The Race is Long, and Only With Yourself.
This is the mantra I live by. I’m not competing with you, or anyone else. I’m competing with myself, to be the best I can be.
This mantra was valuable in my career as an engineering director and chief engineer. But it’s even more valuable in my career as a professional writer.
If you’re in business, profit is a traditional measure of success. But it’s also something a professional writer has limited control over. The marketplace is a fickle beast, and over 80% of published works lose money. Publishers compensate by making enough profit on big names to pay for the rest, but that model is not one the writer has much control over.
And this can lead to good writers feeling dissatisfied in some way.

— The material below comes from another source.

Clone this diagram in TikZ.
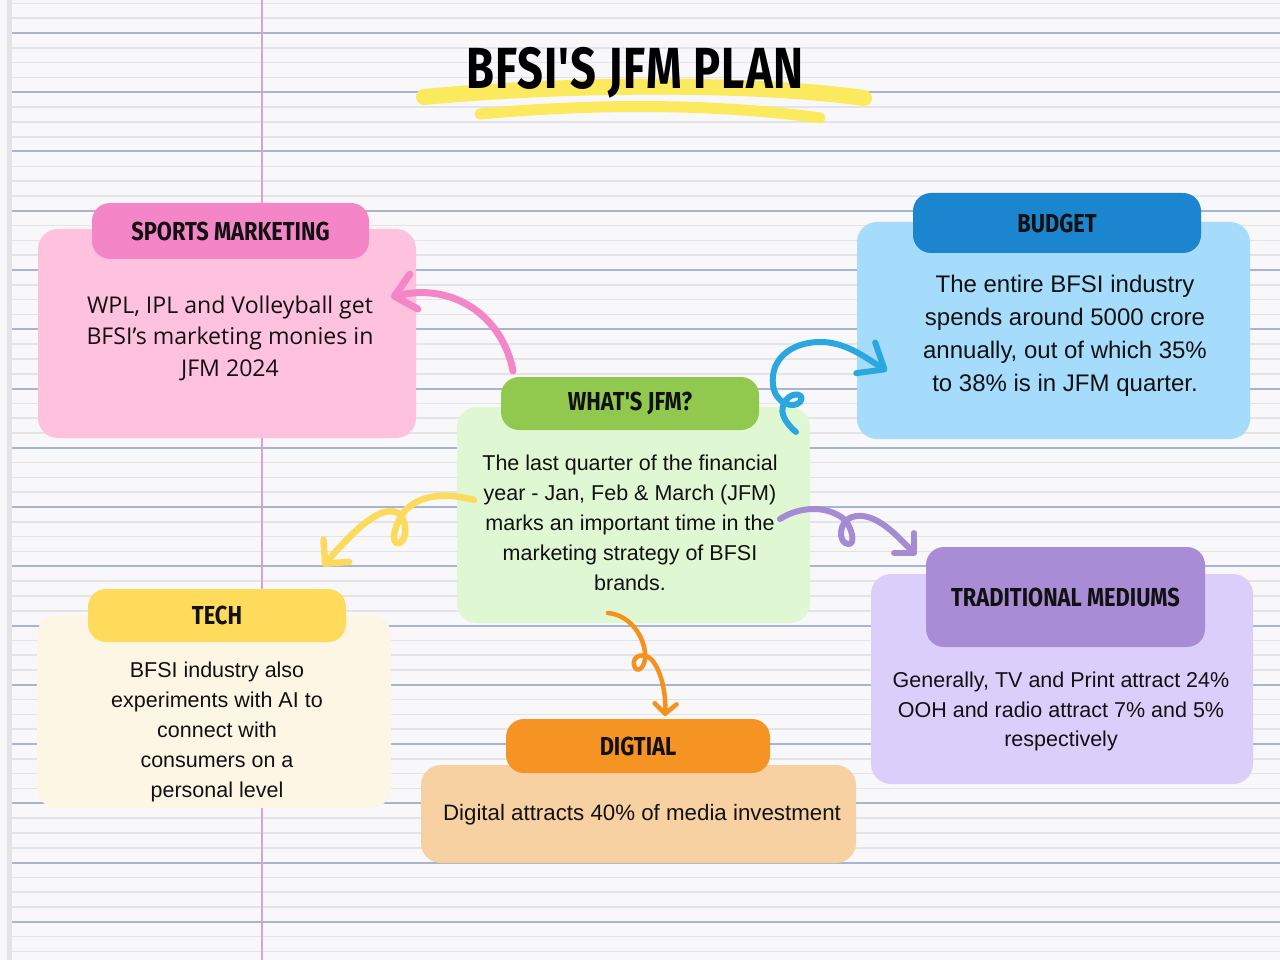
\documentclass[tikz,border=0pt]{standalone}
\usepackage{fontspec}
\setmainfont{Liberation Sans}
\newfontfamily\osfont{Open Sans}
\newfontfamily\hdfont[FakeStretch=0.84]{Fira Sans}
\newfontfamily\ttlfont[FakeStretch=0.78, LetterSpace=2]{Fira Sans}
\usetikzlibrary{arrows.meta}
\definecolor{paper}{HTML}{F8F7F9}
\definecolor{margin}{HTML}{E4E4E6}
\definecolor{lightrule}{HTML}{E3E3E8}
\definecolor{darkrule}{HTML}{A9B4D0}
\definecolor{redline}{HTML}{D9A2D0}
\definecolor{inkc}{HTML}{111111}
\definecolor{hilite}{HTML}{FCEA5E}
\definecolor{pinkbody}{HTML}{FEC2DF}
\definecolor{pinkhead}{HTML}{F486C8}
\definecolor{bluebody}{HTML}{A6DCFB}
\definecolor{bluehead}{HTML}{1B86CF}
\definecolor{greenbody}{HTML}{DFF8D3}
\definecolor{greenhead}{HTML}{91C94E}
\definecolor{yelbody}{HTML}{FEF6E5}
\definecolor{yelhead}{HTML}{FEDB5A}
\definecolor{purbody}{HTML}{DCCEFB}
\definecolor{purhead}{HTML}{A98CD6}
\definecolor{orbody}{HTML}{F8D1A3}
\definecolor{orhead}{HTML}{F59422}
\definecolor{pinkarrow}{HTML}{F486C8}
\definecolor{bluearrow}{HTML}{2AA7DF}
\definecolor{yelarrow}{HTML}{FCDA5C}
\definecolor{purarrow}{HTML}{A58AD4}
\definecolor{orarrow}{HTML}{F5921E}
\tikzset{
  bodybox/.style={draw=none, rounded corners=20pt, inner sep=0pt},
  headbox/.style={draw=none, rounded corners=18pt, inner sep=0pt, text=inkc,
    font=\hdfont\bfseries\fontsize{26}{26}\selectfont},
  bodytext/.style={align=center, text=inkc, inner sep=0pt,
    font=\fontsize{21.5}{30}\selectfont},
  curl/.style={line width=6pt, line cap=round, line join=round},
}
\begin{document}
\begin{tikzpicture}[x=1pt,y=-1pt]
\useasboundingbox (0,0) rectangle (1280,960);
% paper
\fill[paper] (0,0) rectangle (1280,960);
\fill[margin] (7,0) rectangle (12,960);
\foreach \k in {0,...,64}{
  \draw[lightrule, line width=1.6pt] (12,{3.4+14.8125*\k}) -- (1280,{3.4+14.8125*\k});
}
\foreach \m in {0,...,15}{
  \draw[darkrule, line width=2pt] (12,{33+59.25*\m}) -- (1280,{33+59.25*\m});
}
\draw[redline, line width=2.6pt] (262,0) -- (262,960);

% title
\draw[hilite, line width=16pt, line cap=round] (424,97) .. controls (560,84) and (750,82) .. (864,98);
\draw[hilite, line width=11pt, line cap=round] (480,114) .. controls (600,103) and (720,104) .. (820,118);
\node[text=black, inner sep=0pt, font=\ttlfont\bfseries\fontsize{58}{58}\selectfont] (title) at (635,73) {BFSI'S JFM PLAN};

% sports marketing
\node[bodybox, fill=pinkbody, minimum width=378pt, minimum height=209pt] (sportsbody) at (227,333.5) {};
\node[headbox, fill=pinkhead, minimum width=277pt, minimum height=56pt] (sportshead) at (230.5,231) {SPORTS MARKETING};
\node[bodytext, font=\osfont\fontsize{23.1}{31.5}\selectfont] (sportstext) at (230,338) {WPL, IPL and Volleyball get\\BFSI’s marketing monies in\\JFM 2024};

% budget
\node[bodybox, fill=bluebody, minimum width=393pt, minimum height=217pt] (budgetbody) at (1053.5,330.5) {};
\node[headbox, fill=bluehead, minimum width=288pt, minimum height=60pt] (budgethead) at (1057,223) {BUDGET};
\node[bodytext, font=\fontsize{24}{33}\selectfont] (budgettext) at (1065,336) {The entire BFSI industry\\spends around 5000 crore\\annually, out of which 35\%\\to 38\% is in JFM quarter.};

% what's jfm
\node[bodybox, fill=greenbody, minimum width=353pt, minimum height=216pt] (jfmbody) at (633.5,515) {};
\node[headbox, fill=greenhead, minimum width=258pt, minimum height=53pt] (jfmhead) at (630,403.5) {WHAT'S JFM?};
\node[bodytext] (jfmtext) at (630,523) {The last quarter of the financial\\year - Jan, Feb \& March (JFM)\\marks an important time in the\\marketing strategy of BFSI\\brands.};

% tech
\node[bodybox, fill=yelbody, minimum width=354pt, minimum height=193pt] (techbody) at (214,711.5) {};
\node[headbox, fill=yelhead, minimum width=258pt, minimum height=53pt] (techhead) at (217,615.5) {TECH};
\node[bodytext] (techtext) at (217,732) {BFSI industry also\\experiments with AI to\\connect with\\consumers on a\\personal level};

% traditional mediums
\node[bodybox, fill=purbody, minimum width=382pt, minimum height=210pt] (tradbody) at (1062,679) {};
\node[headbox, fill=purhead, minimum width=279pt, minimum height=100pt] (tradhead) at (1065.5,597) {TRADITIONAL MEDIUMS};
\node[bodytext, font=\fontsize{21.5}{29.5}\selectfont] (tradtext) at (1061,711.5) {Generally, TV and Print attract 24\%\\OOH and radio attract 7\% and 5\%\\respectively};

% digital
\node[bodybox, fill=orbody, minimum width=435pt, minimum height=98pt] (digbody) at (638.5,814) {};
\node[headbox, fill=orhead, minimum width=264pt, minimum height=54pt] (dighead) at (638,746) {DIGTIAL};
\node[bodytext, font=\fontsize{22.3}{30}\selectfont] (digtext) at (642,815) {Digital attracts 40\% of media investment};

% connectors
\coordinate (pinkS) at (513,371);
\coordinate (pinkT) at (391,297);
\draw[curl, pinkarrow, line width=7pt, -{Straight Barb[round, length=20pt, width=36pt]}]
  (pinkS) .. controls (503,318) and (455,282) .. (pinkT);

\coordinate (blueS) at (796,432);
\coordinate (blueT) at (887,371);
\draw[curl, bluearrow, -{Straight Barb[round, length=22pt, width=36pt]}]
  (blueS) .. controls (784,422) and (778,410) .. (786,400)
  .. controls (793,391) and (806,394) .. (800,402)
  .. controls (794,409) and (775,404) .. (773,385)
  .. controls (770,360) and (790,343) .. (818,342)
  .. controls (845,341) and (866,358) .. (blueT);

\coordinate (yelS) at (474,500);
\coordinate (yelT) at (323,566);
\draw[curl, yelarrow, line width=6.5pt, -{Straight Barb[round, length=17pt, width=34pt]}]
  (yelS) .. controls (445,492) and (418,495) .. (404,512)
  .. controls (394,525) and (390,545) .. (399,543)
  .. controls (408,540) and (407,520) .. (398,513)
  .. controls (380,503) and (350,535) .. (yelT);

\coordinate (purS) at (780,519);
\coordinate (purT) at (916,555);
\draw[curl, purarrow, -{Straight Barb[round, length=14pt, width=28pt]}]
  (purS) .. controls (800,506) and (828,505) .. (845,520)
  .. controls (852,528) and (856,545) .. (848,544)
  .. controls (838,543) and (838,522) .. (852,517)
  .. controls (875,510) and (898,537) .. (purT);

\coordinate (orS) at (608,613);
\coordinate (orT) at (665,716);
\draw[curl, orarrow, line width=4.5pt, -{Straight Barb[round, length=10pt, width=22pt]}]
  (orS) .. controls (628,615) and (642,632) .. (645,652)
  .. controls (647,668) and (636,675) .. (634,665)
  .. controls (632,655) and (645,652) .. (652,660)
  .. controls (662,672) and (666,695) .. (orT);
\end{tikzpicture}
\end{document}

But the truth is, being a writer is all about improving your craft. Sitting in that chair and fighting the demons and creating a story from nothing. And getting a little better at it every day.
When I look at my writing from 30 years ago (my first completed novel) to today, the difference in my skill is enormous (and yet, with a lot of potential improvement to come). Every time I wrote a novel (I’ve finished six, including this week’s publication, The Lamia) I can see the difference. I can see myself getting better with each novel, stage play, and short story.
I am winning the long race with myself. And that’s all I can ask for. Sales, profits, and positive reviews and nice, but they don’t define my journey.
The race is long, only with me, and I’m winning.